Before we get rolling this week, a quick update: if you want to make your Crosman Nitro NPSS even nicer, install one of Steve from NC’s Nitro Custom Triggers. It reduces the trigger pull from over five pounds to less than two and makes a good air rifle even better.
Recently I tested a pair of air pistol and sight combinations that really put a grin on my face, and I suspect that a lot of airgunners will like them as well.
The first was a Crosman 3576 revolver. The second is a Smith & Wesson 6” revolver. Both are CO2 powered 10-shot single-action/double action .177 caliber revolvers; both use 12-gram CO2 cartridges that “live” in the pistol grip, and both launch 7.9 grain pellets at around 400 fps on a warm day. Likewise, both will exhibit significant drops in velocity (as much as 100 fps) if you insist on emptying the magazine as quickly as possible. In double-action mode, both have trigger pulls that feel heavier than I like, but put either of these pistols in single-action mode by pulling the hammer back, and suddenly you have a pistol with a nice, crisp trigger. And both, I’m happy to say, can be quite accurate.
Despite the similarities, there are differences between the two pistols. The 3576 grip and frame are made of plastic, but it has a rifled steel barrel. To load pellets in the 3576, you press a button on the top of the frame and pull the barrel downward. The action “breaks” open, revealing a 10-shot plastic magazine that can be loaded in place or removed for loading.
The 3576 is equipped with a front blade sight and an adjustable notch rear sight. But to make the pistol easier to aim, I decided to equip it with a Crosman Laser sight. Mounting the laser requires slipping the laser out of its mount, then slipping mount down over the rib on the top of the 3576 barrel, then tightening the mount just a bit. Having inserted the batteries into the laser, you slip the laser back into the mount, orienting it so that one of the black adjustment screws points up, and the other black adjustment screw points to the left (as the gun is facing forward). Next you finish tightening the mount on the barrel, then tighten the two black screws on the top of the laser mount.
To sight in the laser, turn it on, point it at your sight-in target, and shoot. If the point of impact is not where the laser was pointed, loosen the gold locking screw on the right hand side of the laser, and adjust the laser. Turn the top adjustment screw clockwise to raise the point of impact, and turn the side adjustment screw clockwise to move the point of impact to the left. Do the opposite to move the point of impact in the opposite directions. Once you get the 3576 shooting where the laser is pointed, tighten the gold looking screw.

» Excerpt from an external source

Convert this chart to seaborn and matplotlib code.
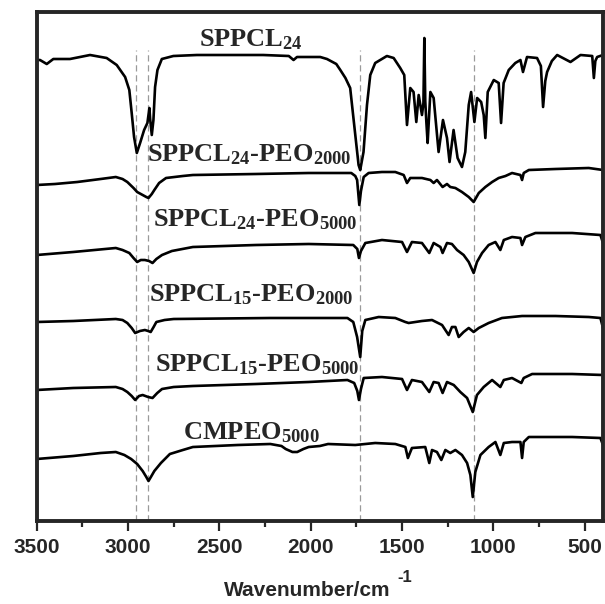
import matplotlib
matplotlib.use("Agg")
import matplotlib.pyplot as plt
import seaborn as sns
import pandas as pd

# ---------------- data (wavenumber cm-1, transmittance a.u. incl. stacking offset) ----------------
wn_sppcl24 = [3500, 3482, 3445, 3409, 3318, 3208, 3117, 3062, 3016, 2993, 2980, 2967, 2952, 2934, 2912,
              2894, 2883, 2879, 2870, 2861, 2852, 2839, 2815, 2752, 2623, 2260, 2120, 2094, 2075, 1948,
              1911, 1860, 1838, 1810, 1784, 1756, 1738, 1729, 1711, 1692, 1674, 1647, 1583, 1546, 1510,
              1488, 1473, 1455, 1437, 1422, 1409, 1391, 1383, 1378, 1373, 1367, 1360, 1345, 1327, 1300,
              1276, 1254, 1240, 1218, 1196, 1172, 1154, 1135, 1122, 1104, 1089, 1067, 1053, 1044, 1031,
              998, 971, 958, 944, 916, 880, 852, 838, 816, 761, 740, 728, 716, 706, 680,
              651, 578, 523, 459, 450, 442, 432, 400]
t_sppcl24 = [461, 461, 457, 462, 462, 466, 463, 456, 444, 431, 408, 384, 368, 378, 391,
             398, 413, 402, 386, 401, 434, 451, 462, 465, 466, 466, 465, 461, 464, 464,
             462, 457, 451, 443, 433, 386, 356, 351, 369, 416, 446, 458, 465, 463, 453,
             446, 396, 433, 429, 399, 426, 406, 418, 483, 420, 399, 378, 429, 423, 369,
             401, 383, 359, 391, 363, 354, 369, 416, 429, 399, 423, 419, 406, 383, 429,
             441, 438, 398, 438, 451, 458, 461, 449, 464, 463, 455, 414, 440, 449, 460,
             466, 459, 466, 465, 443, 460, 464, 466]

wn_24_2000 = [3500, 3400, 3278, 3150, 3067, 3030, 3004, 2970, 2950, 2920, 2900, 2888, 2870, 2856, 2830,
              2792, 2700, 2645, 2300, 2011, 1778, 1756, 1746, 1734, 1725, 1710, 1683, 1610, 1537, 1491,
              1473, 1455, 1391, 1345, 1327, 1309, 1278, 1254, 1236, 1208, 1172, 1135, 1108, 1080, 1044,
              1007, 971, 934, 898, 852, 843, 834, 806, 660, 478, 400]
t_24_2000 = [336, 337, 339, 342, 344, 342, 339, 333, 329, 326, 324, 323, 327, 331, 338,
             343, 345, 346, 347, 348, 348, 345, 341, 316, 330, 344, 348, 349, 349, 346,
             338, 343, 343, 341, 338, 341, 334, 337, 334, 333, 329, 324, 319, 328, 334,
             339, 343, 345, 348, 346, 341, 348, 351, 352, 353, 351]

wn_24_5000 = [3500, 3300, 3067, 3030, 2993, 2970, 2950, 2930, 2908, 2885, 2866, 2845, 2814, 2760, 2645,
              2300, 2011, 1767, 1745, 1736, 1725, 1701, 1610, 1500, 1473, 1446, 1391, 1351, 1327, 1290,
              1278, 1254, 1227, 1199, 1163, 1135, 1108, 1090, 1062, 1026, 989, 962, 943, 898, 852,
              843, 825, 770, 569, 414, 400]
t_24_5000 = [266, 269, 273, 271, 268, 263, 259, 261, 261, 260, 258, 262, 266, 270, 274,
             276, 277, 276, 272, 263, 270, 278, 281, 279, 269, 279, 278, 268, 278, 274,
             268, 278, 277, 271, 266, 259, 248, 259, 268, 276, 279, 271, 281, 284, 283,
             276, 284, 288, 288, 286, 278]

wn_15_2000 = [3500, 3300, 3067, 3030, 3004, 2980, 2961, 2935, 2908, 2890, 2876, 2860, 2845, 2800, 2750,
              2221, 1799, 1767, 1746, 1729, 1718, 1701, 1628, 1537, 1482, 1464, 1391, 1336, 1281, 1245,
              1227, 1208, 1190, 1163, 1135, 1108, 1080, 1026, 953, 843, 660, 478, 414, 400]
t_15_2000 = [199, 200, 202, 201, 198, 193, 188, 190, 191, 190, 189, 194, 199, 201, 202,
             203, 203, 199, 184, 164, 190, 201, 204, 203, 199, 198, 200, 201, 196, 186,
             194, 194, 184, 189, 193, 189, 193, 198, 203, 205, 205, 204, 203, 193]

wn_15_5000 = [3500, 3300, 3067, 3030, 3004, 2980, 2961, 2940, 2920, 2890, 2866, 2840, 2814, 2750, 2645,
              2300, 2011, 1799, 1762, 1745, 1736, 1725, 1710, 1610, 1500, 1473, 1446, 1391, 1351, 1327,
              1300, 1278, 1254, 1217, 1181, 1144, 1113, 1090, 1053, 1007, 962, 943, 898, 847, 834,
              788, 569, 400]
t_15_5000 = [131, 133, 134, 132, 129, 125, 121, 125, 126, 124, 123, 128, 132, 134, 135,
             137, 139, 141, 138, 130, 121, 132, 143, 144, 142, 131, 141, 139, 129, 139,
             138, 128, 139, 136, 129, 123, 109, 126, 134, 141, 134, 141, 143, 138, 143,
             147, 147, 146]

wn_cmpeo = [3500, 3300, 3150, 3067, 3020, 2983, 2950, 2920, 2900, 2888, 2875, 2856, 2820, 2771, 2700,
            2645, 2400, 2221, 2160, 2137, 2100, 2074, 2040, 2011, 1950, 1905, 1756, 1647, 1537, 1482,
            1468, 1446, 1373, 1351, 1336, 1309, 1285, 1263, 1236, 1208, 1172, 1144, 1126, 1113, 1099,
            1071, 1026, 989, 962, 943, 898, 852, 843, 834, 806, 569, 414, 400]
t_cmpeo = [62, 65, 68, 69, 66, 62, 57, 50, 44, 40, 44, 50, 58, 67, 71,
           74, 76, 77, 75, 72, 69, 69, 72, 74, 75, 77, 76, 78, 77, 74,
           63, 73, 74, 58, 71, 69, 61, 71, 68, 71, 66, 58, 46, 24, 49,
           66, 74, 79, 66, 78, 79, 79, 63, 79, 84, 84, 83, 76]

series = [
    (r"SPPCL$_{24}$", wn_sppcl24, t_sppcl24),
    (r"SPPCL$_{24}$-PEO$_{2000}$", wn_24_2000, t_24_2000),
    (r"SPPCL$_{24}$-PEO$_{5000}$", wn_24_5000, t_24_5000),
    (r"SPPCL$_{15}$-PEO$_{2000}$", wn_15_2000, t_15_2000),
    (r"SPPCL$_{15}$-PEO$_{5000}$", wn_15_5000, t_15_5000),
    (r"CMPEO$_{5000}$", wn_cmpeo, t_cmpeo),
]

marker_lines = [2955, 2889, 1731, 1107]
xticks = [3500, 3000, 2500, 2000, 1500, 1000, 500]

# ---------------- style ----------------
sns.set_style("ticks")
plt.rcParams["font.family"] = ["Liberation Sans", "DejaVu Sans"]
plt.rcParams["mathtext.fontset"] = "custom"
plt.rcParams["mathtext.rm"] = "Liberation Serif:bold"
plt.rcParams["mathtext.it"] = "Liberation Serif:bold"
plt.rcParams["mathtext.bf"] = "Liberation Serif:bold"

fig = plt.figure(figsize=(6.05, 6.04), dpi=100)
ax = fig.add_axes([36.7 / 605, 1 - 521 / 604, (603 - 36.7) / 605, (521 - 12) / 604])

for name, wn, t in series:
    df = pd.DataFrame({"wn": wn, "t": t})
    sns.lineplot(data=df, x="wn", y="t", ax=ax, color="black", lw=1.9,
                 estimator=None, sort=False, legend=False)

ax.vlines(marker_lines, 0, 471, colors="#9a9a9a", linestyles=(0, (5, 3)), lw=0.9, zorder=0)

# labels (x in wavenumber, y in a.u.)
label_pos = [(2326, 481), (2337, 366), (2304, 301), (2326, 226), (2293, 156), (2326, 88)]
for (name, _, _), (lx, ly) in zip(series, label_pos):
    ax.text(lx, ly, name, ha="center", va="center", fontsize=19,
            family="Liberation Serif", fontweight="bold")

ax.set_xlim(3500, 400)
ax.set_ylim(0, 509)
ax.set_xticks(xticks)
ax.set_xticks(range(3250, 399, -500), minor=True)
ax.set_yticks([])
ax.set_xlabel("")
ax.set_ylabel("")
for lab in ax.get_xticklabels():
    lab.set_fontweight("bold")
ax.tick_params(axis="x", which="major", direction="out", length=7, width=1.6, labelsize=15, pad=5)
ax.tick_params(axis="x", which="minor", direction="out", length=4, width=1.6)
for sp in ax.spines.values():
    sp.set_visible(True)
    sp.set_linewidth(2.8)

# axis title with raised "-1"
fig.text(307 / 605, 1 - 591 / 604, "Wavenumber/cm", ha="center", va="center",
         fontsize=15, fontweight="bold")
fig.text(397 / 605, 1 - 578 / 604, "-1", ha="left", va="center",
         fontsize=12, fontweight="bold")

fig.savefig("out.png", dpi=100)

A note: since the laser adjustment directions are somewhat count-intuitive, and since they require the use of two allen wrenches furnished with the sight, make sure you store the directions and wrenches someplace safe for the day you want to replace the laser batteries and sight in the laser again.
I found this combo a lot of fun. The laser actually projects a bright red dot on the target that can be seen by others. There are no brightness adjustments on the laser, just a simple on/off switch. I found the red dot to be highly visible on a white target even in bright sunlight, but on a variegated background, like the highly colorful printing on a spaghetti sauce can, it can take a moment to spot the laser dot. Nevertheless, I really got a charge out of this laser-sighted revolver. No need to look through or align sights; just put the dot where you want it and pull the trigger. What fun!